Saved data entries
-- BEGIN --

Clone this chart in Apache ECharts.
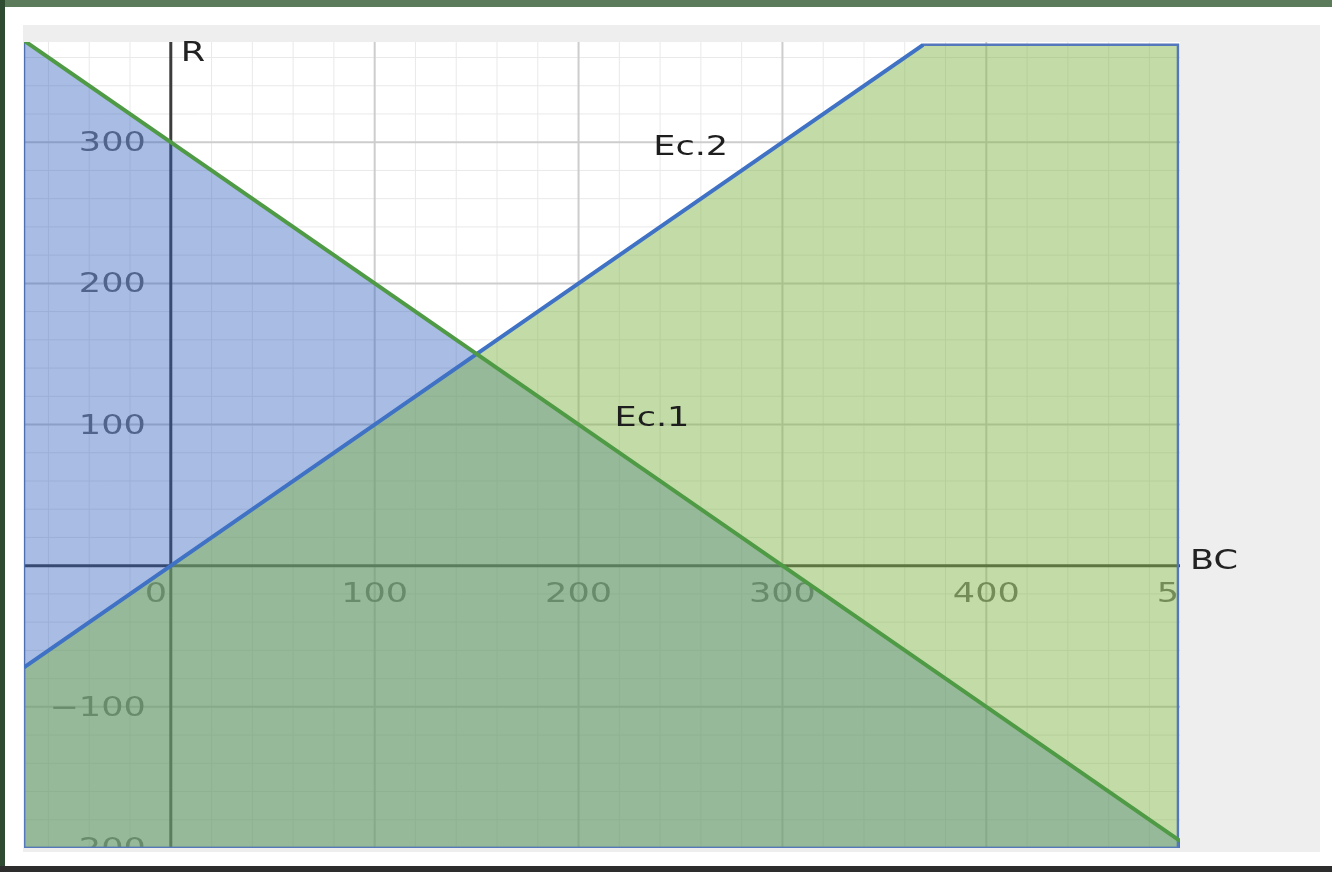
<!DOCTYPE html>
<html lang="es">
<head>
<meta charset="UTF-8">
<title>Ec.1 y Ec.2</title>
<script src="https://cdn.jsdelivr.net/npm/echarts@6/dist/echarts.min.js"></script>
<style>
  body { margin:0; width:1332px; height:872px; background:#fff; position:relative; overflow:hidden; }
  .topbar { position:absolute; left:0; top:0; width:1332px; height:7px; background:#5b7b5b; }
  .leftbar { position:absolute; left:0; top:0; width:5px; height:872px; background:#2e4a30; }
  .bottombar { position:absolute; left:0; top:866px; width:1332px; height:6px; background:#2d2d2d; }
  .panel { position:absolute; left:23px; top:25px; width:1297px; height:827px; background:#eeeeee; }
  #main { position:absolute; left:0; top:0; width:1332px; height:872px; }
</style>
</head>
<body>
<div class="topbar"></div>
<div class="leftbar"></div>
<div class="panel"></div>
<div class="bottombar"></div>
<div id="main"></div>
<script>
// visible window of the graph
const xMin = -72, xMax = 495, yMin = -200, yMax = 371;

// lines (endpoints)
const ec1Line = [[-72, 372], [495, -195]];   // R = 300 - BC
const ec2Line = [[-72, -72], [369, 369]];    // R = BC

// shaded regions
const region1 = [[-72, 372], [495, -195], [495, -200], [-72, -200]];
const region2 = [[-72, -72], [369, 369], [494, 369], [494, -200], [-72, -200]];

// tick labels
const xTicks = [100, 200, 300, 400, 500];
const xTickLabels = ['100', '200', '300', '400', '500'];
const yTicks = [300, 200, 100, -100, -200];
const yTickLabels = ['300', '200', '100', '\u2212100', '\u2212200'];

// grid lines
const majorX = [100, 200, 300, 400];
const majorY = [-100, 100, 200, 300];
const minorX = [], minorY = [];
for (let v = -60; v < xMax; v += 20) if (v % 100 !== 0) minorX.push(v);
for (let v = -180; v < yMax; v += 20) if (v % 100 !== 0) minorY.push(v);

const textFont = '27px "DejaVu Sans"';
const stretch = 1.3;

function seg(api, a, b, color, width) {
  const p1 = api.coord(a), p2 = api.coord(b);
  return { type: 'line', shape: { x1: p1[0], y1: p1[1], x2: p2[0], y2: p2[1] },
           style: { stroke: color, lineWidth: width } };
}
function poly(api, pts, fill, stroke) {
  return { type: 'polygon', shape: { points: pts.map(p => api.coord(p)) },
           style: { fill: fill, stroke: stroke, lineWidth: 2.5 } };
}
function label(x, y, text, color, align) {
  return { type: 'text', x: x, y: y, scaleX: stretch,
           style: { text: text, x: 0, y: 0, fill: color, font: textFont,
                    textAlign: align || 'center', textVerticalAlign: 'middle' } };
}

function renderPlot(params, api) {
  const kids = [];
  minorX.forEach(v => kids.push(seg(api, [v, yMin], [v, yMax], '#e9e9e9', 1)));
  minorY.forEach(v => kids.push(seg(api, [xMin, v], [xMax, v], '#e9e9e9', 1)));
  majorX.forEach(v => kids.push(seg(api, [v, yMin], [v, yMax], '#cdcdcd', 2)));
  majorY.forEach(v => kids.push(seg(api, [xMin, v], [xMax, v], '#cdcdcd', 2)));

  // axes
  kids.push(seg(api, [xMin, 0], [xMax, 0], '#3c3c3c', 3));
  kids.push(seg(api, [0, yMin], [0, yMax], '#3c3c3c', 3));

  // tick labels
  xTicks.forEach((v, i) => {
    const p = api.coord([v, 0]);
    kids.push(label(p[0], p[1] + 29, xTickLabels[i], '#686868'));
  });
  yTicks.forEach((v, i) => {
    const p = api.coord([0, v]);
    kids.push(label(p[0] - 25, p[1] + 2, yTickLabels[i], '#686868', 'right'));
  });
  const o = api.coord([0, 0]);
  kids.push(label(o[0] - 15, o[1] + 29, '0', '#686868'));

  // shaded inequalities
  kids.push(poly(api, region1, 'rgba(51,95,191,0.42)', '#4e6fb0'));
  kids.push(poly(api, region2, 'rgba(130,182,72,0.48)', '#5577bb'));

  // boundary lines
  kids.push(seg(api, ec2Line[0], ec2Line[1], '#3f72c4', 4));
  kids.push(seg(api, ec1Line[0], ec1Line[1], '#4f9a45', 4));

  // equation names
  const e2 = api.coord([255, 297]);
  kids.push(label(e2[0], e2[1] + 2, 'Ec.2', '#1e1e1e'));
  const e1 = api.coord([236, 105]);
  kids.push(label(e1[0], e1[1] + 2, 'Ec.1', '#1e1e1e'));
  return { type: 'group', children: kids };
}

function renderAxisNames(params, api) {
  const b = api.coord([xMax, 0]);
  const r = api.coord([0, yMax]);
  return { type: 'group', children: [
    label(b[0] + 10, b[1] - 4, 'BC', '#222', 'left'),
    label(r[0] + 10, r[1] + 12, 'R', '#222', 'left')
  ] };
}

const chart = echarts.init(document.getElementById('main'));
chart.setOption({
  animation: false,
  backgroundColor: 'transparent',
  grid: { left: 24, top: 42, width: 1156, height: 806, show: true,
          backgroundColor: '#ffffff', borderWidth: 0 },
  xAxis: { type: 'value', min: xMin, max: xMax, show: false },
  yAxis: { type: 'value', min: yMin, max: yMax, show: false },
  series: [
    { type: 'custom', clip: true, data: [0], renderItem: renderPlot, silent: true },
    { type: 'custom', clip: false, data: [0], renderItem: renderAxisNames, silent: true }
  ]
});
</script>
</body>
</html>
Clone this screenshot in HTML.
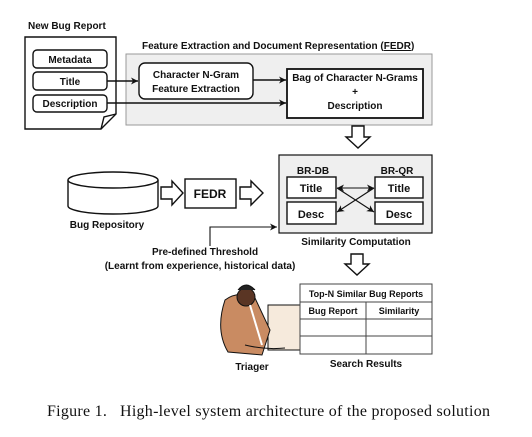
<!DOCTYPE html>
<html><head><style>
body{margin:0;width:532px;height:432px;background:#fff;overflow:hidden}
svg text{font-family:"Liberation Sans",sans-serif;font-weight:bold;font-size:10px;fill:#111}
</style></head><body>
<svg width="532" height="432" viewBox="0 0 532 432">
<defs><marker id="a" markerWidth="8" markerHeight="8" refX="7" refY="4" orient="auto-start-reverse" markerUnits="userSpaceOnUse"><path d="M0,0.5 L7,4 L0,7.5 L2,4z" fill="#111"/></marker></defs>
<g stroke="#111" fill="none" stroke-width="1.4">
<text x="28" y="29" stroke="none">New Bug Report</text>
<path d="M25,37 H116 V114 L101,129 H25 Z" fill="#fff"/>
<path d="M101,129 L104,117 L116,114" />
<rect x="33" y="50" width="74" height="18" rx="4" fill="#fff"/>
<rect x="33" y="72" width="74" height="18" rx="4" fill="#fff"/>
<rect x="33" y="95" width="74" height="17" rx="4" fill="#fff"/>
<text x="70" y="63" text-anchor="middle" stroke="none">Metadata</text>
<text x="70" y="85" text-anchor="middle" stroke="none">Title</text>
<text x="70" y="107" text-anchor="middle" stroke="none">Description</text>
<text x="142" y="49" stroke="none">Feature Extraction and Document Representation (<tspan text-decoration="underline">FEDR</tspan>)</text>
<rect x="126" y="54" width="306" height="71" fill="#efefef" stroke="#999" stroke-width="1"/>
<rect x="139" y="63" width="114" height="36" rx="6" fill="#fff"/>
<text x="196" y="78" text-anchor="middle" stroke="none">Character N-Gram</text>
<text x="196" y="92" text-anchor="middle" stroke="none">Feature Extraction</text>
<rect x="287" y="69" width="136" height="49" fill="#fff" stroke-width="1.8"/>
<text x="355" y="81" text-anchor="middle" stroke="none">Bag of Character N-Grams</text>
<text x="355" y="95" text-anchor="middle" stroke="none">+</text>
<text x="355" y="109" text-anchor="middle" stroke="none">Description</text>
<line x1="107" y1="81" x2="138" y2="81" marker-end="url(#a)"/>
<line x1="253" y1="80" x2="286" y2="80" marker-end="url(#a)"/>
<line x1="107" y1="103" x2="286" y2="103" marker-end="url(#a)"/>
<path d="M352,126 H364 V137 H370 L358,148 L346,137 H352 Z" fill="#fff"/>
<rect x="279" y="155" width="153" height="78" fill="#efefef" stroke-width="1.2"/>
<text x="313" y="174" text-anchor="middle" stroke="none">BR-DB</text>
<text x="397" y="174" text-anchor="middle" stroke="none">BR-QR</text>
<rect x="287" y="177" width="49" height="21" fill="#fff"/>
<rect x="375" y="177" width="48" height="21" fill="#fff"/>
<rect x="287" y="202" width="49" height="22" fill="#fff"/>
<rect x="375" y="202" width="48" height="22" fill="#fff"/>
<text x="311" y="192" text-anchor="middle" stroke="none" style="font-size:11px">Title</text>
<text x="399" y="192" text-anchor="middle" stroke="none" style="font-size:11px">Title</text>
<text x="311" y="218" text-anchor="middle" stroke="none" style="font-size:11px">Desc</text>
<text x="399" y="218" text-anchor="middle" stroke="none" style="font-size:11px">Desc</text>
<line x1="337" y1="188" x2="374" y2="188" stroke-width="1.1" marker-start="url(#a)" marker-end="url(#a)"/>
<line x1="337" y1="188" x2="374" y2="212" stroke-width="1.1" marker-end="url(#a)"/>
<line x1="374" y1="188" x2="337" y2="212" stroke-width="1.1" marker-end="url(#a)"/>
<text x="356" y="245" text-anchor="middle" stroke="none">Similarity Computation</text>
<path d="M351,254 H363 V264 H369 L357,275 L345,264 H351 Z" fill="#fff"/>
<path d="M68,180 V206 A45,8 0 0 0 158,206 V180" fill="#fff"/>
<ellipse cx="113" cy="180" rx="45" ry="8" fill="#fff"/>
<text x="107" y="228" text-anchor="middle" stroke="none">Bug Repository</text>
<path d="M161,187 H172 V181 L183,193 L172,205 V199 H161 Z" fill="#fff"/>
<rect x="185" y="179" width="51" height="29" fill="#fff"/>
<text x="210" y="198" text-anchor="middle" stroke="none" style="font-size:12px">FEDR</text>
<path d="M240,187 H251 V181 L263,193 L251,205 V199 H240 Z" fill="#fff"/>
<path d="M210,246 V227 H277" marker-end="url(#a)" stroke-width="1.1"/>
<text x="205" y="255" text-anchor="middle" stroke="none">Pre-defined Threshold</text>
<text x="200" y="269" text-anchor="middle" stroke="none">(Learnt from experience, historical data)</text>
<g stroke-width="1">
<rect x="268" y="305" width="32" height="45" fill="#f6eadc"/>
<path d="M225,300 Q238,290 255,298 L270,330 L262,355 L228,352 Q215,330 225,300Z" fill="#c98b62"/>
<circle cx="246" cy="297" r="9" fill="#5a3524"/>
<path d="M238,290 Q246,280 255,290" fill="#222"/>
<path d="M250,305 L262,345" stroke="#fff" stroke-width="2"/>
<path d="M245,345 Q265,350 285,348" fill="none"/>
</g>
<text x="252" y="370" text-anchor="middle" stroke="none">Triager</text>
<g stroke="#444" stroke-width="1">
<rect x="300" y="284" width="132" height="70" fill="#fff"/>
<line x1="300" y1="302" x2="432" y2="302"/>
<line x1="300" y1="319" x2="432" y2="319"/>
<line x1="300" y1="336" x2="432" y2="336"/>
<line x1="366" y1="302" x2="366" y2="354"/>
</g>
<text x="366" y="297" text-anchor="middle" stroke="none" style="font-size:9px">Top-N Similar Bug Reports</text>
<text x="333" y="314" text-anchor="middle" stroke="none" style="font-size:9px">Bug Report</text>
<text x="399" y="314" text-anchor="middle" stroke="none" style="font-size:9px">Similarity</text>
<text x="366" y="367" text-anchor="middle" stroke="none">Search Results</text>
</g>
<text x="47" y="416" textLength="443" lengthAdjust="spacing" style="font-family:'Liberation Serif',serif;font-weight:normal;font-size:16px" xml:space="preserve">Figure 1.   High-level system architecture of the proposed solution</text>
</svg>
</body></html>
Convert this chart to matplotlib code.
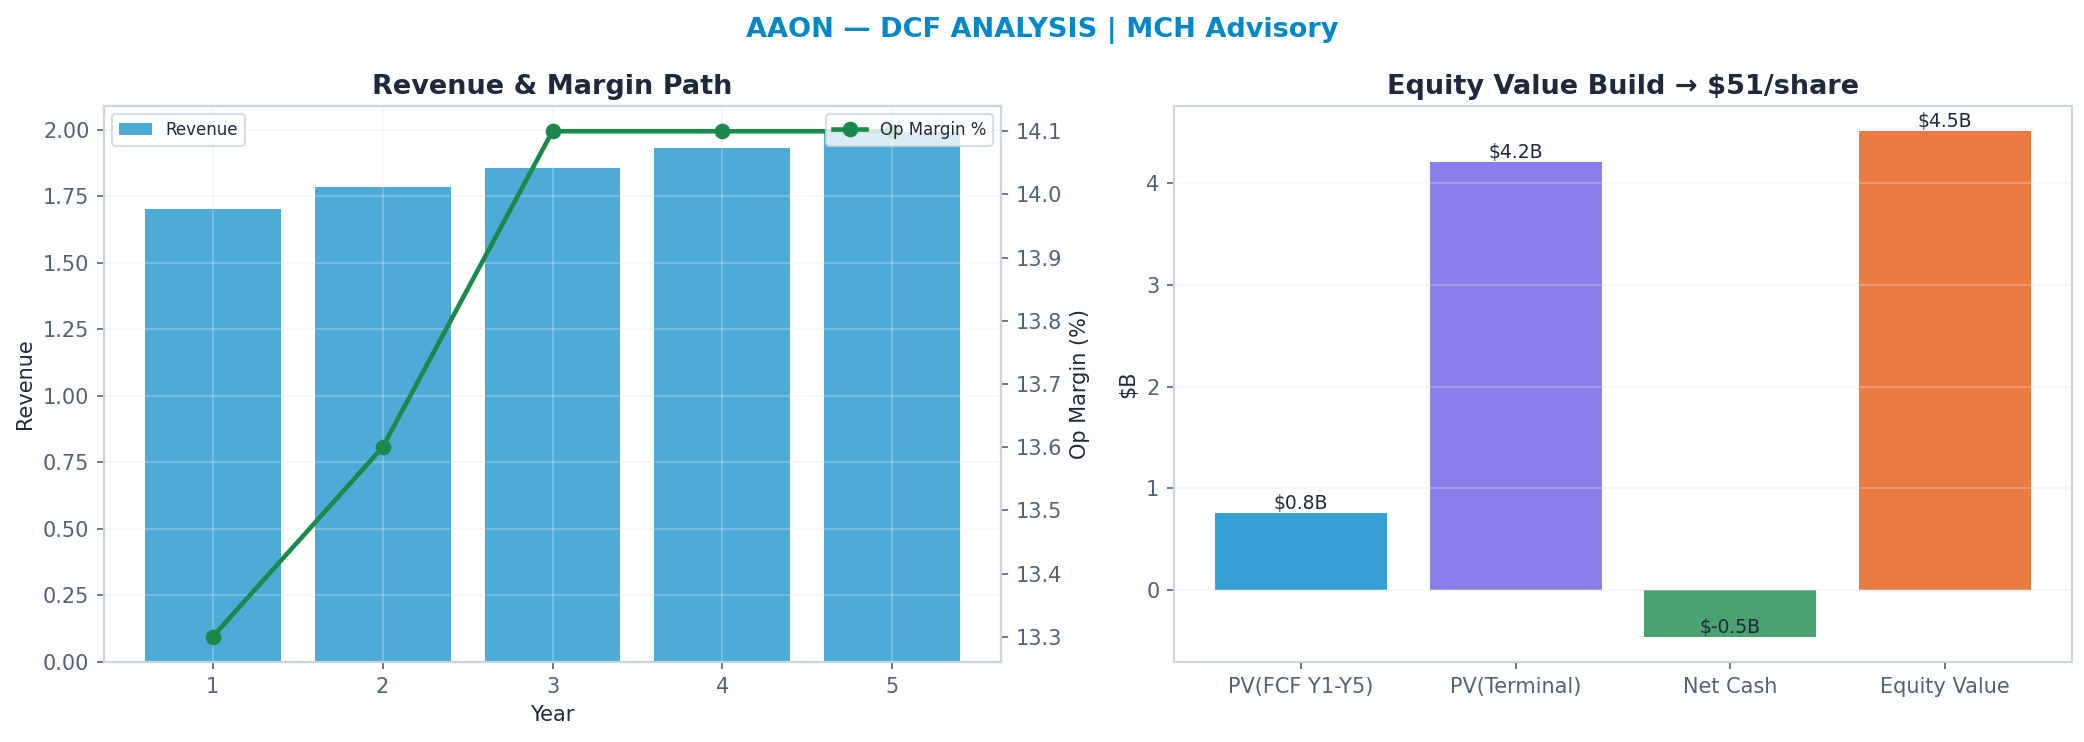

-- END --

Your objective = Pull every line containing the word "this" out of the material.

Result of the exercise =
Clone this chart in Apache ECharts.
Clone this screenshot in HTML.
Convert this chart to matplotlib code.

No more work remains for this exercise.